>> Begin Records

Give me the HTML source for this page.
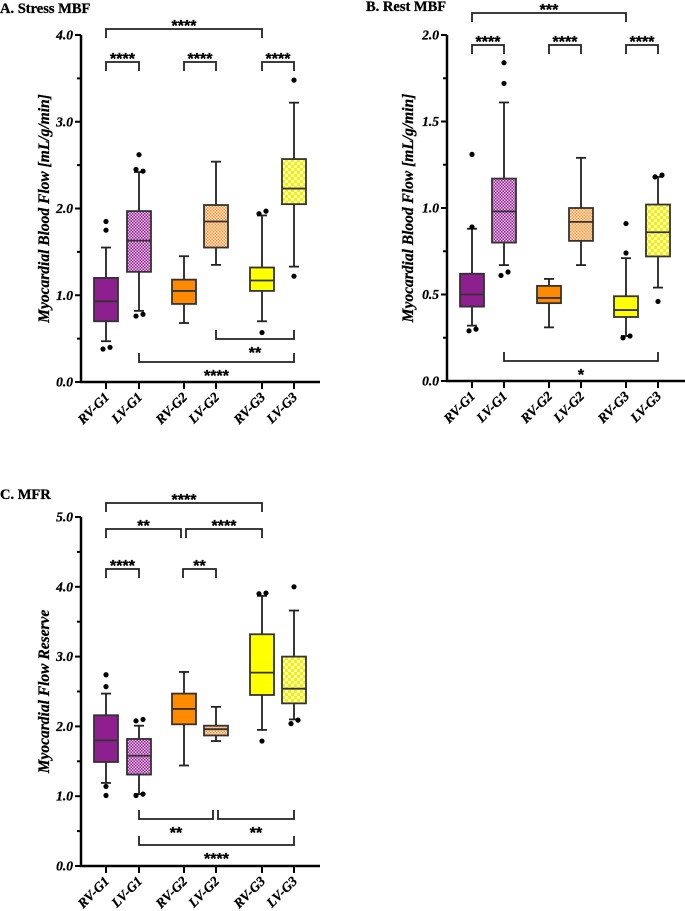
<!DOCTYPE html>
<html><head><meta charset="utf-8">
<style>
html,body{margin:0;padding:0;background:#fff;}
svg{display:block;font-family:"Liberation Serif",serif;}
</style></head>
<body>
<svg id="fig" width="685" height="911" viewBox="0 0 685 911" xmlns="http://www.w3.org/2000/svg">
<defs>
<pattern id="chk-purple" width="3" height="3" patternUnits="userSpaceOnUse"><rect width="3" height="3" fill="#f2c8f2"/><rect width="1.5" height="1.5" fill="#8e1f8e"/><rect x="1.5" y="1.5" width="1.5" height="1.5" fill="#8e1f8e"/></pattern>
<pattern id="chk-orange" width="3" height="3" patternUnits="userSpaceOnUse"><rect width="3" height="3" fill="#ffe0c0"/><rect width="1.5" height="1.5" fill="#f59a45"/><rect x="1.5" y="1.5" width="1.5" height="1.5" fill="#f59a45"/></pattern>
<pattern id="chk-yellow" width="6" height="6" patternUnits="userSpaceOnUse"><rect width="6" height="6" fill="#ffffc0"/><rect width="3" height="3" fill="#f5f000"/><rect x="3" y="3" width="3" height="3" fill="#f5f000"/></pattern>
</defs>
<text x="0" y="13" font-size="14.5" font-weight="bold" stroke="#000" stroke-width="0.3">A. Stress MBF</text>
<text x="366" y="11" font-size="14.5" font-weight="bold" stroke="#000" stroke-width="0.3">B. Rest MBF</text>
<text x="0" y="499" font-size="14.5" font-weight="bold" stroke="#000" stroke-width="0.3">C. MFR</text>
</svg>
<script>
const categories = ["RV-G1","LV-G1","RV-G2","LV-G2","RV-G3","LV-G3"];
// [whiskerLow, q1, median, q3, whiskerHigh]
const stressBoxes = [[0.47,0.70,0.93,1.20,1.55],[0.82,1.27,1.63,1.97,2.42],[0.68,0.90,1.05,1.18,1.45],[1.35,1.55,1.85,2.04,2.54],[0.70,1.05,1.17,1.32,1.92],[1.33,2.05,2.23,2.57,3.22]];
const stressOutliers = [[1.85,1.75,0.38,0.40],[2.62,2.45,2.43,0.76,0.78],[],[],[1.94,1.97,0.57],[3.48,1.22]];
const restBoxes = [[0.32,0.43,0.50,0.62,0.88],[0.67,0.80,0.98,1.17,1.61],[0.31,0.45,0.48,0.55,0.59],[0.67,0.81,0.92,1.00,1.29],[0.26,0.37,0.41,0.49,0.71],[0.54,0.72,0.86,1.02,1.18]];
const restOutliers = [[1.31,0.89,0.29,0.30],[1.84,1.72,0.61,0.63],[],[],[0.91,0.74,0.25,0.26],[1.18,1.19,0.46]];
const mfrBoxes = [[1.19,1.49,1.80,2.16,2.47],[1.03,1.31,1.58,1.82,2.01],[1.44,2.03,2.25,2.47,2.78],[1.79,1.87,1.96,2.01,2.28],[1.95,2.45,2.77,3.32,3.87],[2.10,2.33,2.54,3.00,3.66]];
const mfrOutliers = [[2.74,2.57,1.14,1.01],[2.08,2.10,1.01,1.03],[],[],[3.90,3.91,1.79],[4.00,2.04,2.09]];
const stressTicks = ["0.0","1.0","2.0","3.0","4.0"];
const restTicks = ["0.0","0.5","1.0","1.5","2.0"];
const mfrTicks = ["0.0","1.0","2.0","3.0","4.0","5.0"];
const fills = ["#8e1f8e","url(#chk-purple)","#ff8a00","url(#chk-orange)","#ffff00","url(#chk-yellow)"];

const NS = "http://www.w3.org/2000/svg";
const svg = document.getElementById("fig");
function mk(tag, attrs, parent){const e=document.createElementNS(NS,tag);for(const k in attrs)e.setAttribute(k,attrs[k]);(parent||svg).appendChild(e);return e;}

function panel(cfg){
  const g = mk("g",{});
  
  
  const y = v => cfg.y0 - (v/cfg.max)*(cfg.y0-cfg.yTop);
  const x = i => cfg.xs[i];
  const ya = mk("line",{x1:cfg.ax,y1:cfg.yTop,x2:cfg.ax,y2:cfg.y0+1,stroke:"#000","stroke-width":2.5},g);
  
  
  const xa = mk("line",{x1:cfg.ax-1,y1:cfg.y0,x2:cfg.axEnd,y2:cfg.y0,stroke:"#000","stroke-width":2.5},g);
  
  
  const nT = cfg.ticks.length;
  for(let i=0;i<nT;i++){
    const v = parseFloat(cfg.ticks[i]);
    mk("line",{x1:cfg.ax-6,x2:cfg.ax,y1:y(v),y2:y(v),stroke:"#000","stroke-width":2},g);
    const t = mk("text",{x:cfg.ax-8,y:y(v)+4.5,"text-anchor":"end","font-size":13.5,"font-weight":"bold","font-style":"italic",stroke:"#000","stroke-width":0.3},g);
    t.textContent = cfg.ticks[i];
    
    
    if(i<nT-1){const m=(v+parseFloat(cfg.ticks[i+1]))/2;mk("line",{x1:cfg.ax-4,x2:cfg.ax,y1:y(m),y2:y(m),stroke:"#000","stroke-width":2},g);}
  }
  const yt = mk("text",{transform:`translate(${cfg.titleX},${(cfg.y0+cfg.yTop)/2}) rotate(-90)`,"text-anchor":"middle","font-size":15.5,"font-weight":"bold","font-style":"italic",stroke:"#000","stroke-width":0.3},g);
  yt.textContent = cfg.ytitle;
  
  
  const hw = 12;
  for(let i=0;i<categories.length;i++){
    const cx=x(i), b=cfg.boxes[i];
    mk("line",{x1:cx,x2:cx,y1:cfg.y0,y2:cfg.y0+7,stroke:"#000","stroke-width":2},g);
    const lab = mk("text",{transform:`translate(${cx+4},${cfg.y0+16}) rotate(-45)`,"text-anchor":"end","font-size":13.5,"font-weight":"bold","font-style":"italic",stroke:"#000","stroke-width":0.3},g);
    lab.textContent = categories[i];
    
    
    const bg = mk("g",{},g);
    
    
    mk("line",{x1:cx,x2:cx,y1:y(b[0]),y2:y(b[1]),stroke:"#222","stroke-width":1.8},bg);
    mk("line",{x1:cx,x2:cx,y1:y(b[3]),y2:y(b[4]),stroke:"#222","stroke-width":1.8},bg);
    mk("line",{x1:cx-5,x2:cx+5,y1:y(b[0]),y2:y(b[0]),stroke:"#222","stroke-width":1.8},bg);
    mk("line",{x1:cx-5,x2:cx+5,y1:y(b[4]),y2:y(b[4]),stroke:"#222","stroke-width":1.8},bg);
    mk("rect",{x:cx-hw,y:y(b[3]),width:hw*2,height:y(b[1])-y(b[3]),fill:fills[i],stroke:"#333","stroke-width":1.8},bg);
    mk("line",{x1:cx-hw,x2:cx+hw,y1:y(b[2]),y2:y(b[2]),stroke:"#333","stroke-width":1.8},bg);
    const outs = cfg.outs[i];
    for(let j=0;j<outs.length;j++){
      const near = outs.filter((o,k)=>k<j && Math.abs(o-outs[j])<0.06*cfg.max/4).length;
      const d = mk("circle",{cx:cx-3+near*7+(outs.filter(o=>Math.abs(o-outs[j])<0.06*cfg.max/4).length===1?3:0),cy:y(outs[j]),r:2.6,fill:"#000"},bg);
      
      
    }
  }
  for(const br of cfg.brackets){
    const [a,b2,yy,dir,label] = br;
    const x1=x(a)+(br[5]||0), x2=x(b2)+(br[6]||0);
    const p = mk("path",{d:`M${x1},${yy+dir*9} V${yy} H${x2} V${yy+dir*9}`,fill:"none",stroke:"#222","stroke-width":1.8},g);
    
    
    const t = mk("text",{x:(x1+x2)/2,y:dir>0?yy+2:yy+19,"text-anchor":"middle","font-size":16,"font-weight":"bold","font-family":"Liberation Sans, sans-serif",stroke:"#000","stroke-width":0.3},g);
    t.textContent = label;
    
    
  }
}

panel({name:"panel-a-stress-mbf",ax:81,axEnd:320,yTop:35,y0:382,max:4,ticks:stressTicks,ytitle:"Myocardial Blood Flow [mL/g/min]",titleX:49,
  xs:[106,139,184,216,262,294],boxes:stressBoxes,outs:stressOutliers,
  brackets:[[0,4,29,1,"****"],[0,1,62,1,"****"],[2,3,62,1,"****"],[4,5,62,1,"****"],[3,5,339,-1,"**"],[1,5,362,-1,"****"]]});
panel({name:"panel-b-rest-mbf",ax:447,axEnd:685,yTop:35,y0:381,max:2,ticks:restTicks,ytitle:"Myocardial Blood Flow [mL/g/min]",titleX:413,
  xs:[472,504,549,581,626,658],boxes:restBoxes,outs:restOutliers,
  brackets:[[0,4,13,1,"***"],[0,1,45,1,"****"],[2,3,45,1,"****"],[4,5,45,1,"****"],[1,5,361,-1,"*"]]});
panel({name:"panel-c-mfr",ax:81,axEnd:320,yTop:517,y0:866,max:5,ticks:mfrTicks,ytitle:"Myocardial Flow Reserve",titleX:49,
  xs:[106,139,184,216,262,294],boxes:mfrBoxes,outs:mfrOutliers,
  brackets:[[0,4,503,1,"****"],[0,2,529,1,"**",0,-3],[2,4,529,1,"****",2,0],[0,1,569,1,"****"],[2,3,569,1,"**",-1,0],[1,3,819,-1,"**",0,-3],[3,5,819,-1,"**",2,0],[1,5,845,-1,"****"]]});
</script>
</body></html>
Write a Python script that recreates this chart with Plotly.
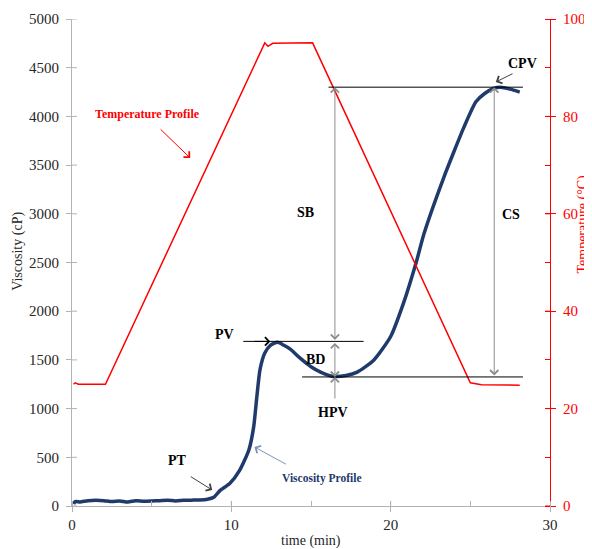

>> End Records

• _Written request_: In the entries above, find each line with the word "script" and show it.

• _Finished exercise_:
<script>
</script>
Write a Python script that recreates this chart with Plotly.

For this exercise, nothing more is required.